[Saved entries]
#####

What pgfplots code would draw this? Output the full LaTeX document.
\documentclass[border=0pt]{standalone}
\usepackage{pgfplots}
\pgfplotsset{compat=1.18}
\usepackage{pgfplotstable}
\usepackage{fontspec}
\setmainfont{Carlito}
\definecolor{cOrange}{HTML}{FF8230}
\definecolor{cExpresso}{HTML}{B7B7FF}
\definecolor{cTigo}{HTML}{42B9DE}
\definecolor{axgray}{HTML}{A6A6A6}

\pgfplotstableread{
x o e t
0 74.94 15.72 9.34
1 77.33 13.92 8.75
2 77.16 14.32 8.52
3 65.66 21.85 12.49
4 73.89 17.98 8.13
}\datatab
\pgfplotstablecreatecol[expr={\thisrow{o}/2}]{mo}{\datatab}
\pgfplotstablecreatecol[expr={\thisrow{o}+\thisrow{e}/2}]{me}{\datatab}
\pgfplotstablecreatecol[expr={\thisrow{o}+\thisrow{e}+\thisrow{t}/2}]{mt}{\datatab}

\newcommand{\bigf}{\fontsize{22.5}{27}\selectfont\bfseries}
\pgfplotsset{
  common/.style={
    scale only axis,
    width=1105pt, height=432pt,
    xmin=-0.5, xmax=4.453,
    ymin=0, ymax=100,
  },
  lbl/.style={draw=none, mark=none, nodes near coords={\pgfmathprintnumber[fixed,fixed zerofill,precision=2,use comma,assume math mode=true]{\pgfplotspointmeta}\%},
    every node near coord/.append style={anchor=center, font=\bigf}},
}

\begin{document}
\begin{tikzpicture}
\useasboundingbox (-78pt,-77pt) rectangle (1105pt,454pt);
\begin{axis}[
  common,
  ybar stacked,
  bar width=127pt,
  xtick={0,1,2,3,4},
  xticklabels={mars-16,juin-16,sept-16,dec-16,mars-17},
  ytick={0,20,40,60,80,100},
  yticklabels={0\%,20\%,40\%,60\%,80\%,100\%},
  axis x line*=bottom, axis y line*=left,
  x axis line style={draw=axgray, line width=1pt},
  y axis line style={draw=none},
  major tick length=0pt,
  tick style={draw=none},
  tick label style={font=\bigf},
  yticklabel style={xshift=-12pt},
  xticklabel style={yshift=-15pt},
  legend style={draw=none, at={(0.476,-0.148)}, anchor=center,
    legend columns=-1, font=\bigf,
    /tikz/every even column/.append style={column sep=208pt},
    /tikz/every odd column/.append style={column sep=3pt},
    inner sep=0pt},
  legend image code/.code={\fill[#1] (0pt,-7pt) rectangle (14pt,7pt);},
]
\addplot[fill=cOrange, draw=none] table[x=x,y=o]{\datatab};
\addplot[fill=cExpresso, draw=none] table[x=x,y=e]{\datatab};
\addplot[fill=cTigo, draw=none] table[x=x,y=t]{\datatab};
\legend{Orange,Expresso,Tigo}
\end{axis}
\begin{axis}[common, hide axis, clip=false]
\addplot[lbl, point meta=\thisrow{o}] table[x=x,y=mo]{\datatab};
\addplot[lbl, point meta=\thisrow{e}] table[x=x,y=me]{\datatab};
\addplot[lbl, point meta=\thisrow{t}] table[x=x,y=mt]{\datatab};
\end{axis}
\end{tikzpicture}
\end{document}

#####

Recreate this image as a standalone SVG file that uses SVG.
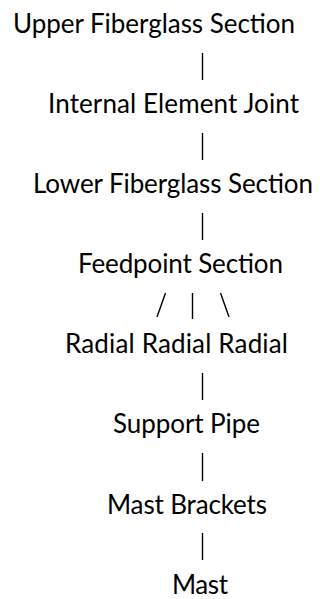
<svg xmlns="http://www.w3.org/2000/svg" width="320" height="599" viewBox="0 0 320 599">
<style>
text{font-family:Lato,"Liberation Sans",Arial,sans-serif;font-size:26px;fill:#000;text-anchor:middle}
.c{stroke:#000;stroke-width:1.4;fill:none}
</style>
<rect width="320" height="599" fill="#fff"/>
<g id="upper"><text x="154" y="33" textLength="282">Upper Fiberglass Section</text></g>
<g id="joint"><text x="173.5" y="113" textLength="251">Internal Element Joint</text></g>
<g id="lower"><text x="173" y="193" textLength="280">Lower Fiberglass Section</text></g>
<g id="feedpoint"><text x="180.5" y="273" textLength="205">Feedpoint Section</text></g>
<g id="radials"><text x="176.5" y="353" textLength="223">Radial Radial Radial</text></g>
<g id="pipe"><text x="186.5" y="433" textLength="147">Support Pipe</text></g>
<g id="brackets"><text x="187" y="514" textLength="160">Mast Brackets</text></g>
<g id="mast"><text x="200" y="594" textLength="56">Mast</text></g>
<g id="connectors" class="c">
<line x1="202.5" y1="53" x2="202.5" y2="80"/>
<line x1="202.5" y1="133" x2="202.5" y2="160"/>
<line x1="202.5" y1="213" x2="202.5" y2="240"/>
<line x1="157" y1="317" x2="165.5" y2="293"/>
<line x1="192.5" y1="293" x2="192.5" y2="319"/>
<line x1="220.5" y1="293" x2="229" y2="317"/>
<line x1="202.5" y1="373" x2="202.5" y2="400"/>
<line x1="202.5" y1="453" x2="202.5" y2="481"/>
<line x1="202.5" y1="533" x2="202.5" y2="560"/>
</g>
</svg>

#####

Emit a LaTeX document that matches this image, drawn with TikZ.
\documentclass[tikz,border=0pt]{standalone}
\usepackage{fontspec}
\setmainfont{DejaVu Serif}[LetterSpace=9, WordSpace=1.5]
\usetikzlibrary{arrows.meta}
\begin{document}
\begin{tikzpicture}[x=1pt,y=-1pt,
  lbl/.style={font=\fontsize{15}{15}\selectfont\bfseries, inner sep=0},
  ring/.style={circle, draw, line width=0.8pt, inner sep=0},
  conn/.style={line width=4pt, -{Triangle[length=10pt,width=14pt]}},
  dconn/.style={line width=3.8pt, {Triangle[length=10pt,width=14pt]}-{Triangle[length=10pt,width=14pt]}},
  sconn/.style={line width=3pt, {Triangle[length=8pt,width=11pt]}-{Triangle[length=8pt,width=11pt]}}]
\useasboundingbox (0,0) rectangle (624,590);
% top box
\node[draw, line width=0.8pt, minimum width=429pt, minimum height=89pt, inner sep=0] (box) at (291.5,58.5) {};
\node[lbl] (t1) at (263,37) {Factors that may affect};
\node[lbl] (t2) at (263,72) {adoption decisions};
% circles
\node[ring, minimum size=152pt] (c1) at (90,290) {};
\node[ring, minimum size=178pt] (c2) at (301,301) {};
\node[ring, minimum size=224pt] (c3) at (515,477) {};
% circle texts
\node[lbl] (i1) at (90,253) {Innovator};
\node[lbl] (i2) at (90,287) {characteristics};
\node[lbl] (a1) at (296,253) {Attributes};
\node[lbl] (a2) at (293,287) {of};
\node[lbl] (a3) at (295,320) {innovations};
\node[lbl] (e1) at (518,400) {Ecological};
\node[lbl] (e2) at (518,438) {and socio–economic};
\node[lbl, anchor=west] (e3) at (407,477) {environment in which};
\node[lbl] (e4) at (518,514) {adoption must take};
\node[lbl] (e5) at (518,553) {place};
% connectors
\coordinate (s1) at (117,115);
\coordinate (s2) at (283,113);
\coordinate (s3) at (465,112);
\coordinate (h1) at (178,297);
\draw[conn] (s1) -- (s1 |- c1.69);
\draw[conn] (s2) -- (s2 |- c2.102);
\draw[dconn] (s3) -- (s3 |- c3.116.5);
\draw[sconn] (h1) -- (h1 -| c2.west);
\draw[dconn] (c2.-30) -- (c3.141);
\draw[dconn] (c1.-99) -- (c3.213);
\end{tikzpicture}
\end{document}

#####

§ **To do**
Pull out each line containing the word "that" and copy it.

§ **Output for this exercise**
Recreate this image as a standalone SVG file that uses SVG.
Emit a LaTeX document that matches this image, drawn with TikZ.
\node[lbl] (t1) at (263,37) {Factors that may affect};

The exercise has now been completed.